Pestman asked for a postponement of the provisional detention. With an electronic transmitter around his ankle there should be no risk of an escape. The judge thought otherwise. She was afraid of an escape and found the accusations too heavy for a postponement.


Outside court 

Behind the battle of lawyers lies a world of misery. Jean Claude’s wife (J.) lost everything; husband, income, but most of all: safety. ‘They came to our house very early in the morning to arrest my husband and to search the house. They made a lot of noise. They scared the hell out of my children. They were afraid to go back home afterwards and we stayed for three weeks with my sister. My children are changed. They are withdrawn and silent and are not doing well at school. That worries me a lot.’

J. speaks Dutch very well. She has an internship; she wants to become a nurse. With Jean Claude in prison she to get by with the money she gets for her study, impossible with two children and a baby to be born in February. She’s in dire straits because she also got a claim from the tax service: because her husband is illegal, she has to pay back around 11.000 euro.

The couple met in Kinshasa. Jean Claude was a representative of the Rwandan community and was often at the refugee office. They got married in Kinshasa. J. and her sister moved to Norway in 2002, she was pregnant of her first child. Jean Claude went on invitation to The Netherlands in 2003. J: ‘We went to different countries because that was better considering our different procedures. When my daughter became one year old, I went to Holland as well.’

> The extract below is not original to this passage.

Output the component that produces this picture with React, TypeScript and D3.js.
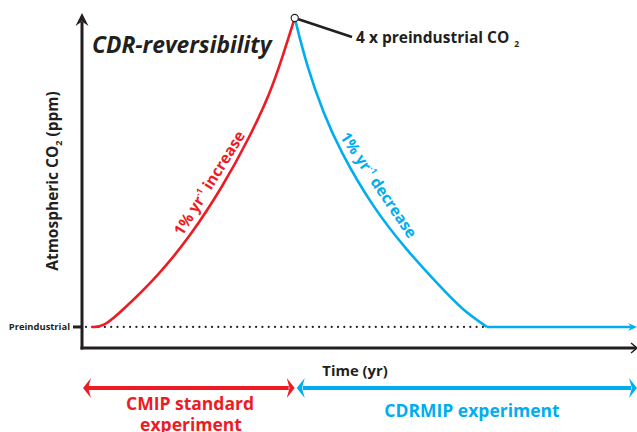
import React from "react";
import * as d3 from "d3";

// values (ppm, years since ramp start)
const preindustrial = 284;
const peakCO2 = 1136;
const increaseYears = [-9, 0, 14, 39, 63, 87, 107, 122, 131, 140];
const increaseCO2 = [284, 284, 331, 422, 532, 670, 808, 929, 1028, 1136];
const decreaseYears = [140, 149, 161, 173, 197, 222, 247, 263, 281];
const decreaseCO2 = [1136, 1001, 874, 772, 615, 496, 394, 331, 284];
const holdYears = [281, 391];
const holdCO2 = [284, 284];
const phaseLabels = ["CMIP standard", "experiment", "CDRMIP experiment"];

const W = 637;
const H = 432;
const RED = "#ed1c24";
const BLUE = "#00aeef";
const INK = "#231f20";
const FONT = "'Open Sans', sans-serif";

const App = () => {
  const x = d3.scaleLinear().domain([-16, 391]).range([82, 637]);
  const y = d3.scaleLinear().domain([226, 1136]).range([348, 18]);

  const line = d3
    .line<[number, number]>()
    .x((d) => x(d[0]))
    .y((d) => y(d[1]))
    .curve(d3.curveBasis);
  const straight = d3
    .line<[number, number]>()
    .x((d) => x(d[0]))
    .y((d) => y(d[1]));

  const upPts = increaseYears.map((t, i) => [t, increaseCO2[i]] as [number, number]);
  const downPts = decreaseYears.map((t, i) => [t, decreaseCO2[i]] as [number, number]);
  const holdPts = holdYears.map((t, i) => [t, holdCO2[i]] as [number, number]);

  const x0 = x(-16);
  const y0 = y(226);
  const yPre = y(preindustrial);
  const px = x(140);
  const py = y(peakCO2);
  const xEnd = x(holdYears[1]);
  const xBlueEnd = x(decreaseYears[decreaseYears.length - 1]);
  const arrowY = 388;

  // slim concave arrowhead pointing in +x at origin
  const head = (len: number, half: number) =>
    `M0,0 L${-len},${-half} L${-len * 0.65},0 L${-len},${half} Z`;

  return (
    <svg
      width={W}
      height={H}
      style={{ position: "absolute", left: 0, top: 0, background: "#fff" }}
      fontFamily={FONT}
    >
      {/* dotted preindustrial reference */}
      <line
        x1={x0 + 4}
        x2={xBlueEnd - 3}
        y1={yPre}
        y2={yPre}
        stroke={INK}
        strokeWidth={2.2}
        strokeLinecap="round"
        strokeDasharray="0 6.3"
      />

      {/* axes */}
      <line x1={x0} x2={x0} y1={y0 + 1.5} y2={22} stroke={INK} strokeWidth={3} />
      <path d={head(13, 6.5)} transform={`translate(${x0},13) rotate(-90)`} fill={INK} />
      <line x1={x0 - 1.5} x2={W - 1} y1={y0} y2={y0} stroke={INK} strokeWidth={3} />
      <path
        d={`M${W - 6},${y0 - 5} L${W},${y0} L${W - 6},${y0 + 5}`}
        fill="none"
        stroke={INK}
        strokeWidth={1.5}
      />
      <line x1={x0 - 9} x2={x0} y1={yPre} y2={yPre} stroke={INK} strokeWidth={3} />
      <text x={70} y={yPre + 3.5} textAnchor="end" fontSize={9.4} fontWeight={700} fill={INK}>
        Preindustrial
      </text>

      {/* CO2 pathway */}
      <path d={line(upPts) ?? ""} fill="none" stroke={RED} strokeWidth={2.6} />
      <path d={line(downPts) ?? ""} fill="none" stroke={BLUE} strokeWidth={2.6} />
      <path d={straight([[holdPts[0][0], holdPts[0][1]], [holdPts[1][0] - 4, holdPts[1][1]]]) ?? ""} fill="none" stroke={BLUE} strokeWidth={2.6} />
      <path d={head(9, 4)} transform={`translate(${xEnd},${yPre})`} fill={BLUE} />

      {/* peak annotation */}
      <line x1={px} y1={py} x2={352} y2={37} stroke={INK} strokeWidth={2.6} />
      <circle cx={px} cy={py} r={3.6} fill="#fff" stroke={INK} strokeWidth={1.1} />
      <text x={356} y={43} fontSize={15.5} fontWeight={700} fill={INK}>
        4 x preindustrial CO<tspan fontSize={8.5} dx={5} dy={4}>2</tspan>
      </text>

      {/* title */}
      <text x={92} y={53} fontSize={22.8} fontWeight={700} fontStyle="italic" fill={INK}>
        CDR-reversibility
      </text>

      {/* curve labels */}
      <text
        transform="translate(214,186) rotate(-58)"
        textAnchor="middle"
        fontSize={15.5}
        fontWeight={700}
        fill={RED}
      >
        1% yr<tspan fontSize={8.5} dy={-6.5}>-1</tspan>
        <tspan dy={6.5}> increase</tspan>
      </text>
      <text
        transform="translate(374,188) rotate(56)"
        textAnchor="middle"
        fontSize={15.5}
        fontWeight={700}
        fill={BLUE}
      >
        1% yr<tspan fontSize={8.5} dy={-6.5}>-1</tspan>
        <tspan dy={6.5}> decrease</tspan>
      </text>

      {/* axis titles */}
      <text
        transform="translate(58,181) rotate(-90)"
        textAnchor="middle"
        fontSize={15.5}
        fontWeight={700}
        fill={INK}
      >
        Atmospheric CO<tspan fontSize={9} dy={4}>2</tspan>
        <tspan dy={-4}> (ppm)</tspan>
      </text>
      <text x={355} y={376} textAnchor="middle" fontSize={14.8} fontWeight={700} fill={INK}>
        Time (yr)
      </text>

      {/* experiment phases */}
      <line x1={x0 + 6} x2={px - 6} y1={arrowY} y2={arrowY} stroke={RED} strokeWidth={4} />
      <path d={head(8, 10)} transform={`translate(${x0 + 1},${arrowY}) rotate(180)`} fill={RED} />
      <path d={head(8, 10)} transform={`translate(${px},${arrowY})`} fill={RED} />
      <line x1={px + 8} x2={W - 6} y1={arrowY} y2={arrowY} stroke={BLUE} strokeWidth={4} />
      <path d={head(8, 10)} transform={`translate(${px + 2},${arrowY}) rotate(180)`} fill={BLUE} />
      <path d={head(8, 10)} transform={`translate(${W},${arrowY})`} fill={BLUE} />

      <text x={190} y={410} textAnchor="middle" fontSize={17.5} fontWeight={700} fill={RED}>
        {phaseLabels[0]}
      </text>
      <text x={191} y={431} textAnchor="middle" fontSize={17.5} fontWeight={700} fill={RED}>
        {phaseLabels[1]}
      </text>
      <text x={472} y={417} textAnchor="middle" fontSize={17.5} fontWeight={700} fill={BLUE}>
        {phaseLabels[2]}
      </text>
    </svg>
  );
};

export default App;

Jean Claude became a plumber, but could no longer do his work because of a bad back. He wanted to become a security officer, got a certificate, but was never employed. J: ‘I don’t know why. There were some problems, but they never told us which problems.’

In 2012 Jean Claude starts working as a cab driver. J: ‘He needed an affidavit of good conduct and got one. Very strange considering the situation he was in.’

J. doesn’t know what she’ll do when her husband has to go back to Rwanda. ‘He taught me to laugh, to live. When I met him I had no real wish to live. I had seen so much. I became an orphan when I was four.  My sisters and I had to go to an orphanage. We were there when the bombs started falling. We had to flee for the soldiers of the RPF. We saw a lot of dead people. A lot of blood. We started with 800 children, in the end we were with 200. I took care of a four-year-old girl. I carried her on my back, but one day she died. I was very sorry because I was used to her and she had such a beautiful smile. But I couldn’t help her. I was so tired.’

J. compares herself with a caged animal. ‘We have no money; I cannot work, because I have to be home for my children. In February I’ll have a new baby. We cannot go to Rwanda. I’ll die there.’